ARMs are up, while overall volumes go back down

With affordability decreasing, conventional loan borrowers stayed home last week and sent mortgage activity sliding down to levels last seen in 1995, according to the Mortgage Bankers Association.

The MBA’s Market Composite Index, which tracks mortgage application activity based on a weekly survey of the trade group’s members, declined 6.9% on a seasonally adjusted basis for the period ending Oct. 13. The drop comes just a week after the index registered a small uptick of 0.6%, while compared to the same survey period one year ago, volumes came in 18.4% lower.

“Both purchase and refinance applications declined, driven by larger drops for conventional applications,” said Joel Kan, MBA vice president and deputy chief economist, in a press release. Overall activity came in lower for the third time in the past four weeks, and the Conventional Index showed an 8% drop over the seven-day period. 

Mortgage rates continued to bring scant relief for lenders, as the 30-year conforming average finished higher for the sixth week in a row, Kan said. The average contract rate for loans with balances below conforming limits climbed up 3 basis points to 7.7% from 7.67% in the prior survey. Borrowers typically applied 0.71 points to bring their rate down, falling from 0.75, for applications with an 80% loan-to-value ratio.

A retreat in other 30–year rates helped slow some of the recent surge, though, with the jumbo average falling to 7.56% from 7.7% week over week. At the same time, points jumped to 0.85 from 0.57.

After it managed to eke out a small gain the prior week, the seasonally adjusted Purchase Index tumbled 5.6% in the face of the ongoing rate pressure, according to the MBA.

“Purchase applications were 21% lower than the same week last year, as home buying activity continues to pull back given reduced purchasing power from higher rates and the ongoing lack of available inventory,” Kan said. The average purchase-loan size came in at $412,600, the smallest since early September.
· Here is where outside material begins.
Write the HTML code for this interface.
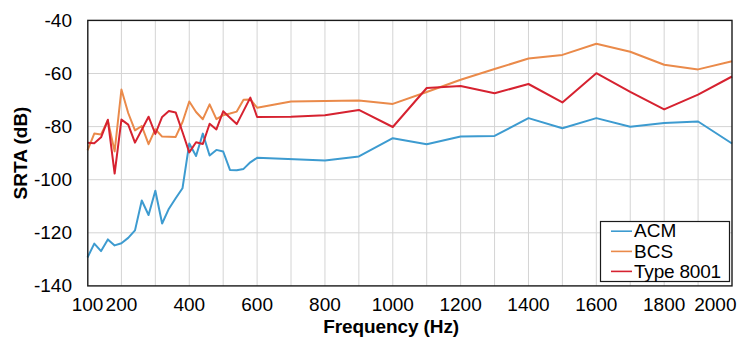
<!DOCTYPE html>
<html><head><meta charset="utf-8"><style>
html,body{margin:0;padding:0;background:#fff;}
body{width:744px;height:345px;overflow:hidden;}
svg{display:block;font-family:"Liberation Sans",sans-serif;}
</style></head><body>
<svg width="744" height="345" viewBox="0 0 744 345">
<rect x="0" y="0" width="744" height="345" fill="#fff"/>
<path d="M121.42 20.4V285.9M155.34 20.4V285.9M189.26 20.4V285.9M223.18 20.4V285.9M257.11 20.4V285.9M291.03 20.4V285.9M324.95 20.4V285.9M358.87 20.4V285.9M392.79 20.4V285.9M426.71 20.4V285.9M460.63 20.4V285.9M494.55 20.4V285.9M528.47 20.4V285.9M562.39 20.4V285.9M596.32 20.4V285.9M630.24 20.4V285.9M664.16 20.4V285.9M698.08 20.4V285.9M87.8 73.50H732.0M87.8 126.60H732.0M87.8 179.70H732.0M87.8 232.80H732.0" stroke="#d4d4d4" stroke-width="1" fill="none"/>
<polyline points="87.50,257.50 94.28,243.60 101.07,251.10 107.85,239.40 114.64,245.40 121.42,243.20 128.21,237.90 134.99,230.40 141.77,200.50 148.56,215.00 155.34,190.70 162.13,223.50 168.91,208.70 175.69,198.30 182.48,188.30 189.26,143.60 196.05,156.00 202.83,133.60 209.62,155.50 216.40,149.90 223.18,151.50 229.97,169.90 236.75,170.30 243.54,168.90 250.32,162.30 257.11,157.80 324.95,160.60 358.87,156.40 392.79,138.20 426.71,144.30 460.63,136.60 494.55,135.90 528.47,118.10 562.39,128.20 596.32,118.10 630.24,126.80 664.16,123.10 698.08,121.50 732.00,143.50" fill="none" stroke="#3d9bd0" stroke-width="2.0" stroke-linejoin="round" stroke-linecap="butt"/>
<polyline points="87.50,150.30 94.28,133.60 101.07,134.40 107.85,120.40 114.64,151.40 121.42,89.50 128.21,113.00 134.99,130.40 141.77,126.00 148.56,144.20 155.34,129.20 162.13,136.60 168.91,136.70 175.69,136.90 182.48,122.20 189.26,101.50 196.05,112.00 202.83,119.20 209.62,104.40 216.40,119.20 223.18,115.20 229.97,113.50 236.75,111.60 243.54,99.70 250.32,99.50 257.11,107.70 291.03,101.60 324.95,100.90 358.87,100.40 392.79,103.90 426.71,92.00 460.63,79.70 494.55,69.00 528.47,58.50 562.39,54.90 596.32,43.80 630.24,51.70 664.16,64.80 698.08,69.40 732.00,61.20" fill="none" stroke="#ea8a4a" stroke-width="2.0" stroke-linejoin="round" stroke-linecap="butt"/>
<polyline points="87.50,142.70 94.28,143.20 101.07,137.30 107.85,119.80 114.64,173.60 121.42,119.60 128.21,124.60 134.99,142.60 141.77,129.70 148.56,116.70 155.34,134.00 162.13,116.90 168.91,111.10 175.69,112.40 182.48,132.00 189.26,152.40 196.05,142.30 202.83,144.00 209.62,123.70 216.40,129.40 223.18,111.30 229.97,117.70 236.75,124.10 243.54,110.90 250.32,97.60 257.11,117.00 291.03,116.80 324.95,115.30 358.87,109.90 392.79,127.00 426.71,88.00 460.63,86.10 494.55,93.30 528.47,84.00 562.39,102.40 596.32,73.20 630.24,91.80 664.16,109.40 698.08,94.70 732.00,76.50" fill="none" stroke="#d62230" stroke-width="2.0" stroke-linejoin="round" stroke-linecap="butt"/>
<rect x="87.8" y="20.4" width="644.2" height="265.5" fill="none" stroke="#1a1a1a" stroke-width="1.4"/>
<g font-size="19" fill="#000"><text x="72" y="26.70" text-anchor="end">-40</text><text x="72" y="79.80" text-anchor="end">-60</text><text x="72" y="132.90" text-anchor="end">-80</text><text x="72" y="186.00" text-anchor="end">-100</text><text x="72" y="239.10" text-anchor="end">-120</text><text x="72" y="292.20" text-anchor="end">-140</text></g>
<g font-size="19" fill="#000"><text x="87.50" y="310.8" text-anchor="middle">100</text><text x="121.42" y="310.8" text-anchor="middle">200</text><text x="189.26" y="310.8" text-anchor="middle">400</text><text x="257.11" y="310.8" text-anchor="middle">600</text><text x="324.95" y="310.8" text-anchor="middle">800</text><text x="392.79" y="310.8" text-anchor="middle">1000</text><text x="460.63" y="310.8" text-anchor="middle">1200</text><text x="528.47" y="310.8" text-anchor="middle">1400</text><text x="596.32" y="310.8" text-anchor="middle">1600</text><text x="664.16" y="310.8" text-anchor="middle">1800</text><text x="736.5" y="310.8" text-anchor="end">2000</text></g>
<text transform="translate(27,153) rotate(-90)" text-anchor="middle" font-size="19" font-weight="bold">SRTA (dB)</text>
<text x="323.2" y="332.7" font-size="19" font-weight="bold" letter-spacing="-0.1">Frequency (Hz)</text>
<rect x="600.5" y="221.5" width="129" height="60" fill="#fff" stroke="#1a1a1a" stroke-width="1.2"/>
<line x1="611" y1="231.2" x2="632" y2="231.2" stroke="#3d9bd0" stroke-width="1.6"/>
<text x="634" y="237.3" font-size="19" letter-spacing="0">ACM</text>
<line x1="611" y1="251.4" x2="632" y2="251.4" stroke="#ea8a4a" stroke-width="1.6"/>
<text x="634" y="257.5" font-size="19" letter-spacing="0">BCS</text>
<line x1="611" y1="271.4" x2="632" y2="271.4" stroke="#d62230" stroke-width="1.6"/>
<text x="634" y="277.5" font-size="19" letter-spacing="-0.2">Type 8001</text>
</svg>
</body></html>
The latest survey arrives after Redfin estimated earlier this week that the median-priced home in the U.S. now requires an annual income of almost $115,000 when factoring in all costs, including current interest rates. The number has surged by more than 50% since the start of the COVID-19 pandemic in 2020. At the same time, median American household income in 2022 came in just under $75,000, according to the U.S. Census Bureau.  

While the purchase market slowed, the MBA’s Refinance Index took an even steeper 9.9% dive from the previous survey to land back at its lowest levels since early 2023. Refinance activity dropped 11.9% from the same period in 2022 as well. Last week, refinances garnered 30.5% of all volume, decreasing from 31.6%. 

The share of adjustable-rate mortgages, meanwhile, grew in response to the run-up in rates, making up 9.3% of all applications, the largest portion in 11 months, up from 9.2% seven days earlier. But following a 15.3% spike in the prior survey, the ARM Index declined 6.2%, almost entirely due to the slowdown in conventional lending. 

Lending of government-backed mortgages also declined on a weekly basis, but the larger slowdown in the conventional market lifted the share of federal activity relative to the total. Applications guaranteed by the Federal Housing Administration made up 14.8%, rising from 14.4% a week earlier. The share of loans backed by the Department of Veterans Affairs represented 10.7% compared to 10.2%, while applications coming through U.S. Department of Agriculture programs accounted for 0.5%, as it did in the prior survey.


The FHA-backed 30-year mortgage backed down to an average rate of 7.36% from 7.4% week over week among MBA lenders, while borrower points used on the loans decreased to 1.02 from 1.08.

The contract average of the 15-year fixed mortgage nudged upward 1 basis points to 6.98% from 6.97%. Points fell to 1.04 from 1.18. 

A week after a significant 16 basis point fall helped lead to a rise in activity, the average 5/1 ARM rate headed in the other direction, jumping to 6.52% from 6.33%. Points accelerated to 1.5 from 0.9 for 80% LTV loans.